Poucos poderiam imaginar que aquele 11 de março de 2020 seria tão impactante para as nossas vidas. Quando a prefeitura de Caxias do Sul anunciou o primeiro caso oficial de um morador que havia contraído o coronavírus, ninguém acreditou em tantos transtornos e seis meses de dúvidas. Pode-se afirmar que, desde 22 março, nada mais voltou ao normal e ainda não sabemos se voltará. Esse cenário traz incertezas e uma lista de problemas que precisamos encarar de frente.

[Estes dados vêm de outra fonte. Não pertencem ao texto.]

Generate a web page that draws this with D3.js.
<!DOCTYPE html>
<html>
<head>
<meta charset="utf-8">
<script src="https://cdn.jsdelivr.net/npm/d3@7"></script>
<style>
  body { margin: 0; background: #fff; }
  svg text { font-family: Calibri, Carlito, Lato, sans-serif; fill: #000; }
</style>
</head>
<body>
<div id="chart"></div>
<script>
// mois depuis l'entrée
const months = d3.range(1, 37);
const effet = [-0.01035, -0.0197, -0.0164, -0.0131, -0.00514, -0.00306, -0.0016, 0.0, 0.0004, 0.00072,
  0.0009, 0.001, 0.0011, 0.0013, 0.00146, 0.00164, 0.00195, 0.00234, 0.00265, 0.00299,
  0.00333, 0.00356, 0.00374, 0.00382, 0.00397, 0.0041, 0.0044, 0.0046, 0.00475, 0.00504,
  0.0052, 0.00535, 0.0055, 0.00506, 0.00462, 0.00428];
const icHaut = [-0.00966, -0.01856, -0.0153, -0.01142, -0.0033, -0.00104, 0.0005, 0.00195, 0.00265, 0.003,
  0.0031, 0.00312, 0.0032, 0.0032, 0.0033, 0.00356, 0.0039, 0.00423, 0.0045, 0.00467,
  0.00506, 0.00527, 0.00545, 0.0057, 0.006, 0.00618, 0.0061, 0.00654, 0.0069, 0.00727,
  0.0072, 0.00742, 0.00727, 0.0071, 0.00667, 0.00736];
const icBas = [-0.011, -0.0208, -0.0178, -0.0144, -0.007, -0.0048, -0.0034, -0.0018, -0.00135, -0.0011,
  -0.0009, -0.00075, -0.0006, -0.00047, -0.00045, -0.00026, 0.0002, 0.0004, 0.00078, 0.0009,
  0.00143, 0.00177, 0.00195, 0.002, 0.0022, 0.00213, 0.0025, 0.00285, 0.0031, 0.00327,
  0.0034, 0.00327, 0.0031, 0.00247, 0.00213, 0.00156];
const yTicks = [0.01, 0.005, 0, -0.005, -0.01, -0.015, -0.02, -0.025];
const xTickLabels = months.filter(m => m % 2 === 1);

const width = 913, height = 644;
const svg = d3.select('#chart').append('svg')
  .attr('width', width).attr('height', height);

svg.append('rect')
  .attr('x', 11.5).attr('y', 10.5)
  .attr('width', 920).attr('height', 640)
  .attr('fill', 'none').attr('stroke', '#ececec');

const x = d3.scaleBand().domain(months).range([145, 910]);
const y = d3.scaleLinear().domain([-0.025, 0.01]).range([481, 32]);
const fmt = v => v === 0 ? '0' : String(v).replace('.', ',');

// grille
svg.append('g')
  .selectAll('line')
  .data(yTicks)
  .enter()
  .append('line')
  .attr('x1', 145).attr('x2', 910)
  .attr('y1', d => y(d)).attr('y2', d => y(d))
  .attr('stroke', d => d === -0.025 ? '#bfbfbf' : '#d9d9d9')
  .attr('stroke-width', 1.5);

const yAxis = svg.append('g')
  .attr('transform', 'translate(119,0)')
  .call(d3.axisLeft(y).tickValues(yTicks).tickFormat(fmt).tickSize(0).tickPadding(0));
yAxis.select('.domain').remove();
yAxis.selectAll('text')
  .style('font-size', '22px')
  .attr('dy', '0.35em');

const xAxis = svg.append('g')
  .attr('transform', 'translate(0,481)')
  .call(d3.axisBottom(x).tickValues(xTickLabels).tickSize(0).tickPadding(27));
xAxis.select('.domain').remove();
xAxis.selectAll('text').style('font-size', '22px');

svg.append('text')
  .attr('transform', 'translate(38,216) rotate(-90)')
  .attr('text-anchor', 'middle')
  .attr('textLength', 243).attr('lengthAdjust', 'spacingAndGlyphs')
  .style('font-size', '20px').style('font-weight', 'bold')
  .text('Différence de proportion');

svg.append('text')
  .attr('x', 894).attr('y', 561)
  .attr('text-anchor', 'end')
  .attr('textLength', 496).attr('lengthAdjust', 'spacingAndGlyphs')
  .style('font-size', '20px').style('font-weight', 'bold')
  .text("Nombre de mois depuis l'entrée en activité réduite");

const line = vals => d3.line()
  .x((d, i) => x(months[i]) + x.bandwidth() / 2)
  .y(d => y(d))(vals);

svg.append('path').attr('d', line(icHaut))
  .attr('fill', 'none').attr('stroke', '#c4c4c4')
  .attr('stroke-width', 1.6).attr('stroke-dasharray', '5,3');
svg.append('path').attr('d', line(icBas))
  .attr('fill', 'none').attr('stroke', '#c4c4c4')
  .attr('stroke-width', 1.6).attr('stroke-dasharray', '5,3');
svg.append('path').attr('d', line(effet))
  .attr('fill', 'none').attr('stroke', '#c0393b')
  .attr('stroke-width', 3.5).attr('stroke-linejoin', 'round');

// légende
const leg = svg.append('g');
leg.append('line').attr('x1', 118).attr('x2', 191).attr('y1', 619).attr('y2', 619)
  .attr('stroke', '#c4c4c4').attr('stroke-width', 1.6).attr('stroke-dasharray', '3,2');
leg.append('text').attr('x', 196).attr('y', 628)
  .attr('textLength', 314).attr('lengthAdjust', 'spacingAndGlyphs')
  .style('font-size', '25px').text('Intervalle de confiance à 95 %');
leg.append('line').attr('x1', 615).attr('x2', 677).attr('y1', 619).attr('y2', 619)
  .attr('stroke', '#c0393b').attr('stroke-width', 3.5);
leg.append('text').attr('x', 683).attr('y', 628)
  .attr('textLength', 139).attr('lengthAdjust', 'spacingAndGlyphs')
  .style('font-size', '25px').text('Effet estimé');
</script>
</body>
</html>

— Intoxicados de notícias ruins, cansados de ter que dar conta de tarefas que antes não fazíamos. Inconformados de ter que abrir mão de rituais e rotinas que nos deixavam seguros, de perder a privacidade, ter que lidar com as questões econômicas e adiar prazeres. Além de dar conta das frustrações, nossas e de quem mais convive na mesma casa — enumera a psicóloga e psicanalista Suzymara Trintinaglia.
A luz no fim do túnel é uma vacina, mas ainda é muito difícil projetar que ela estará disponibilizada em 2020. O mesmo vale para um tratamento eficaz e cientificamente comprovado. Tudo isso nos leva ao distanciamento social como única alternativa certa e que precisa de muitas estratégias para ser vencido.
— Quem investiu no conhecimento, viu o mundo de outra maneira e não se sentiu tão vazio. Ainda dá tempo de buscá-lo e dar um gás para aquele trajeto que falta até a linha de chegada. Tente drenar os sentimentos de raiva, afinal já podemos frequentar alguns lugares. Aos poucos já estamos fazendo parte novamente da engrenagem da vida, mas não podemos jogar fora o que investimos, mesmo que a ansiedade pareça incontrolável — ressalta Suzymara.
Os últimos seis meses foram intensos e trouxeram mais dúvidas do que respostas. Uma delas era a expectativa de que sairíamos melhores como sociedade ao final desse processo. No entanto, com os meses de isolamento, essa esperança parece estar se reduzindo aos poucos. As notícias de festas clandestinas, aglomerações em praias e uma aparente desistência de esforço coletivo vai contra todas essas expectativas de mundo melhor. Uma pergunta difícil, mas que nos últimos meses a resposta também parece visível.
— Acredito que haverá um paradoxo entre as pessoas que sairão do mesmo jeito que entraram e aquelas que enxergarão a vida por outra perspectiva. Algumas valorizarão a liberdade e cultivarão outros valores. Enquanto os demais, na primeira oportunidade, despejarão sua raiva reprimida no outro ou contra si mesmo. Acredito que haverão muitos excessos, sejam no álcool, no sexo, em descuidos consigo mesmo ou vivendo a vida como se “amanhã não existisse” — opina Suzymara, que complementa:
— Uma parte irá crescer muito, mudar conceitos, romper crenças e paradigmas. Viverá com mais felicidade interna. Já uma outra parte não mudará seu olhar sobre a vida. Quem sabe até use a tão esperada liberdade para manifestar toda a insatisfação que carrega.